## RECORDED INFORMATION
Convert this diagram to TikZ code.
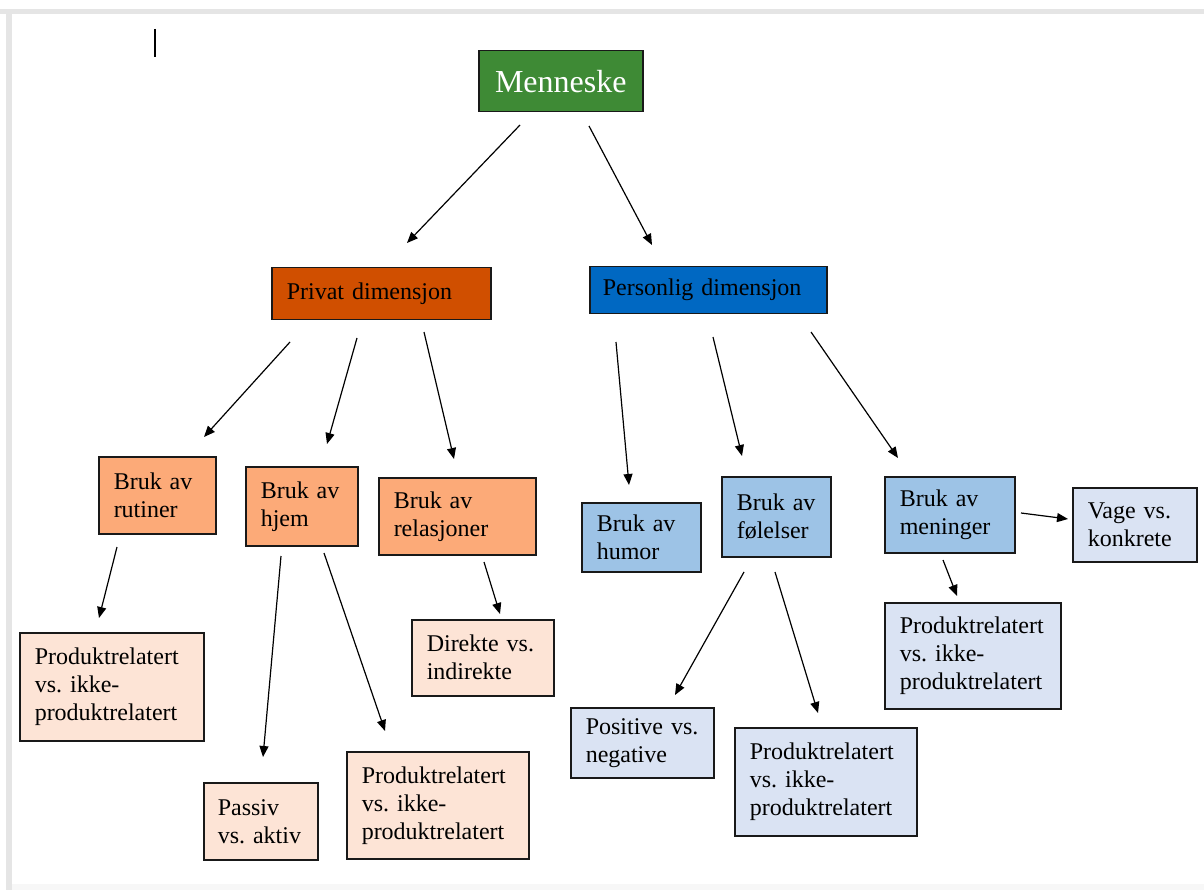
\documentclass[tikz,border=0pt]{standalone}
\usepackage{fontspec}
\setmainfont{Liberation Serif}
\usetikzlibrary{arrows.meta}
\definecolor{cgreen}{HTML}{3E8A35}
\definecolor{corange}{HTML}{D04F00}
\definecolor{cblue}{HTML}{0068C2}
\definecolor{clorange}{HTML}{FCAA78}
\definecolor{cpeach}{HTML}{FDE4D6}
\definecolor{clblue}{HTML}{9DC3E6}
\definecolor{cxblue}{HTML}{DAE3F3}
\begin{document}
\begin{tikzpicture}[x=1pt,y=-1pt,
  box/.style={draw=black!90, line width=1.5pt, anchor=north west, inner xsep=15pt, inner ysep=0pt,
    align=left, font=\fontsize{24}{28}\selectfont\frenchspacing},
  arr/.style={-{Triangle[length=11pt,width=9pt]}, line width=1.2pt, black}]
\useasboundingbox (0,0) rectangle (1204,890);
\fill[white] (0,0) rectangle (1204,890);
\fill[black!10] (0,9) rectangle (1204,14);
\fill[black!10] (6,9) rectangle (12,890);
\fill[black!3] (12,884) rectangle (1204,890);
\draw[line width=1.6pt] (155,29) -- (155,57);
% level 0
\node[box, fill=cgreen, text=white, align=center, text width=134pt, minimum height=61pt,
  font=\fontsize{32}{36}\selectfont] (men) at (478,50) {Menneske};
% level 1
\node[box, fill=corange, text width=189pt, minimum height=52pt] (pri) at (271,267) {Privat dimensjon};
\node[box, fill=cblue, text width=211pt, minimum height=47pt, inner xsep=13pt] (per) at (589,266) {Personlig dimensjon};
% level 2
\node[box, fill=clorange, text width=87pt, minimum height=77pt] (rut) at (98,456) {Bruk av\\rutiner};
\node[box, fill=clorange, text width=82pt, minimum height=79pt] (hje) at (245,466) {Bruk av\\hjem};
\node[box, fill=clorange, text width=127pt, minimum height=77pt] (rel) at (378,477) {Bruk av\\relasjoner};
\node[box, fill=clblue, text width=89pt, minimum height=69pt] (hum) at (581,502) {Bruk av\\humor};
\node[box, fill=clblue, text width=79pt, minimum height=80pt] (fol) at (721,476) {Bruk av\\følelser};
\node[box, fill=clblue, text width=100pt, minimum height=76pt] (men2) at (884,476) {Bruk av\\meninger};
\node[box, fill=cxblue, text width=94pt, minimum height=74pt] (vag) at (1072,487) {Vage vs.\\konkrete};
% level 3
\node[box, fill=cpeach, text width=154pt, minimum height=108pt] (pr1) at (19,632) {Produktrelatert\\vs. ikke-\\produktrelatert};
\node[box, fill=cpeach, text width=86pt, minimum height=77pt, inner xsep=14pt] (pas) at (203,782) {Passiv\\vs. aktiv};
\node[box, fill=cpeach, text width=152pt, minimum height=107pt] (pr2) at (346,751) {Produktrelatert\\vs. ikke-\\produktrelatert};
\node[box, fill=cpeach, text width=112pt, minimum height=76pt] (dir) at (411,619) {Direkte vs.\\indirekte};
\node[box, fill=cxblue, text width=113pt, minimum height=70pt] (pos) at (570,707) {Positive vs.\\negative};
\node[box, fill=cxblue, text width=152pt, minimum height=108pt] (pr3) at (734,727) {Produktrelatert\\vs. ikke-\\produktrelatert};
\node[box, fill=cxblue, text width=146pt, minimum height=106pt] (pr4) at (884,602) {Produktrelatert\\vs. ikke-\\produktrelatert};
% arrow end points
\coordinate (a1s) at (520,125); \coordinate (a1e) at (407,243);
\coordinate (a2s) at (589,126); \coordinate (a2e) at (652,245);
\coordinate (a3s) at (290,342); \coordinate (a3e) at (204,437);
\coordinate (a4s) at (357,338); \coordinate (a4e) at (327,444);
\coordinate (a5s) at (424,332); \coordinate (a5e) at (454,459);
\coordinate (a6s) at (616,342); \coordinate (a6e) at (629,485);
\coordinate (a7s) at (713,337); \coordinate (a7e) at (742,456);
\coordinate (a8s) at (811,332); \coordinate (a8e) at (898,458);
\coordinate (a9s) at (117,547); \coordinate (a9e) at (99,618);
\coordinate (a10s) at (281,556); \coordinate (a10e) at (263,757);
\coordinate (a11s) at (324,553); \coordinate (a11e) at (385,731);
\coordinate (a12s) at (484,562); \coordinate (a12e) at (500,614);
\coordinate (a13s) at (744,572); \coordinate (a13e) at (675,695);
\coordinate (a14s) at (775,572); \coordinate (a14e) at (818,713);
\coordinate (a15s) at (1021,513); \coordinate (a15e) at (1068,519);
\coordinate (a16s) at (943,560); \coordinate (a16e) at (957,596);
\foreach \i in {1,...,16} \draw[arr] (a\i s) -- (a\i e);
\end{tikzpicture}
\end{document}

## TASK TO CARRY OUT
Repeat the data above exactly, but not the pictures.

## WRITTEN SOLUTION
Convert this diagram to TikZ code.
\documentclass[tikz,border=0pt]{standalone}
\usepackage{fontspec}
\setmainfont{Liberation Serif}
\usetikzlibrary{arrows.meta}
\definecolor{cgreen}{HTML}{3E8A35}
\definecolor{corange}{HTML}{D04F00}
\definecolor{cblue}{HTML}{0068C2}
\definecolor{clorange}{HTML}{FCAA78}
\definecolor{cpeach}{HTML}{FDE4D6}
\definecolor{clblue}{HTML}{9DC3E6}
\definecolor{cxblue}{HTML}{DAE3F3}
\begin{document}
\begin{tikzpicture}[x=1pt,y=-1pt,
  box/.style={draw=black!90, line width=1.5pt, anchor=north west, inner xsep=15pt, inner ysep=0pt,
    align=left, font=\fontsize{24}{28}\selectfont\frenchspacing},
  arr/.style={-{Triangle[length=11pt,width=9pt]}, line width=1.2pt, black}]
\useasboundingbox (0,0) rectangle (1204,890);
\fill[white] (0,0) rectangle (1204,890);
\fill[black!10] (0,9) rectangle (1204,14);
\fill[black!10] (6,9) rectangle (12,890);
\fill[black!3] (12,884) rectangle (1204,890);
\draw[line width=1.6pt] (155,29) -- (155,57);
% level 0
\node[box, fill=cgreen, text=white, align=center, text width=134pt, minimum height=61pt,
  font=\fontsize{32}{36}\selectfont] (men) at (478,50) {Menneske};
% level 1
\node[box, fill=corange, text width=189pt, minimum height=52pt] (pri) at (271,267) {Privat dimensjon};
\node[box, fill=cblue, text width=211pt, minimum height=47pt, inner xsep=13pt] (per) at (589,266) {Personlig dimensjon};
% level 2
\node[box, fill=clorange, text width=87pt, minimum height=77pt] (rut) at (98,456) {Bruk av\\rutiner};
\node[box, fill=clorange, text width=82pt, minimum height=79pt] (hje) at (245,466) {Bruk av\\hjem};
\node[box, fill=clorange, text width=127pt, minimum height=77pt] (rel) at (378,477) {Bruk av\\relasjoner};
\node[box, fill=clblue, text width=89pt, minimum height=69pt] (hum) at (581,502) {Bruk av\\humor};
\node[box, fill=clblue, text width=79pt, minimum height=80pt] (fol) at (721,476) {Bruk av\\følelser};
\node[box, fill=clblue, text width=100pt, minimum height=76pt] (men2) at (884,476) {Bruk av\\meninger};
\node[box, fill=cxblue, text width=94pt, minimum height=74pt] (vag) at (1072,487) {Vage vs.\\konkrete};
% level 3
\node[box, fill=cpeach, text width=154pt, minimum height=108pt] (pr1) at (19,632) {Produktrelatert\\vs. ikke-\\produktrelatert};
\node[box, fill=cpeach, text width=86pt, minimum height=77pt, inner xsep=14pt] (pas) at (203,782) {Passiv\\vs. aktiv};
\node[box, fill=cpeach, text width=152pt, minimum height=107pt] (pr2) at (346,751) {Produktrelatert\\vs. ikke-\\produktrelatert};
\node[box, fill=cpeach, text width=112pt, minimum height=76pt] (dir) at (411,619) {Direkte vs.\\indirekte};
\node[box, fill=cxblue, text width=113pt, minimum height=70pt] (pos) at (570,707) {Positive vs.\\negative};
\node[box, fill=cxblue, text width=152pt, minimum height=108pt] (pr3) at (734,727) {Produktrelatert\\vs. ikke-\\produktrelatert};
\node[box, fill=cxblue, text width=146pt, minimum height=106pt] (pr4) at (884,602) {Produktrelatert\\vs. ikke-\\produktrelatert};
% arrow end points
\coordinate (a1s) at (520,125); \coordinate (a1e) at (407,243);
\coordinate (a2s) at (589,126); \coordinate (a2e) at (652,245);
\coordinate (a3s) at (290,342); \coordinate (a3e) at (204,437);
\coordinate (a4s) at (357,338); \coordinate (a4e) at (327,444);
\coordinate (a5s) at (424,332); \coordinate (a5e) at (454,459);
\coordinate (a6s) at (616,342); \coordinate (a6e) at (629,485);
\coordinate (a7s) at (713,337); \coordinate (a7e) at (742,456);
\coordinate (a8s) at (811,332); \coordinate (a8e) at (898,458);
\coordinate (a9s) at (117,547); \coordinate (a9e) at (99,618);
\coordinate (a10s) at (281,556); \coordinate (a10e) at (263,757);
\coordinate (a11s) at (324,553); \coordinate (a11e) at (385,731);
\coordinate (a12s) at (484,562); \coordinate (a12e) at (500,614);
\coordinate (a13s) at (744,572); \coordinate (a13e) at (675,695);
\coordinate (a14s) at (775,572); \coordinate (a14e) at (818,713);
\coordinate (a15s) at (1021,513); \coordinate (a15e) at (1068,519);
\coordinate (a16s) at (943,560); \coordinate (a16e) at (957,596);
\foreach \i in {1,...,16} \draw[arr] (a\i s) -- (a\i e);
\end{tikzpicture}
\end{document}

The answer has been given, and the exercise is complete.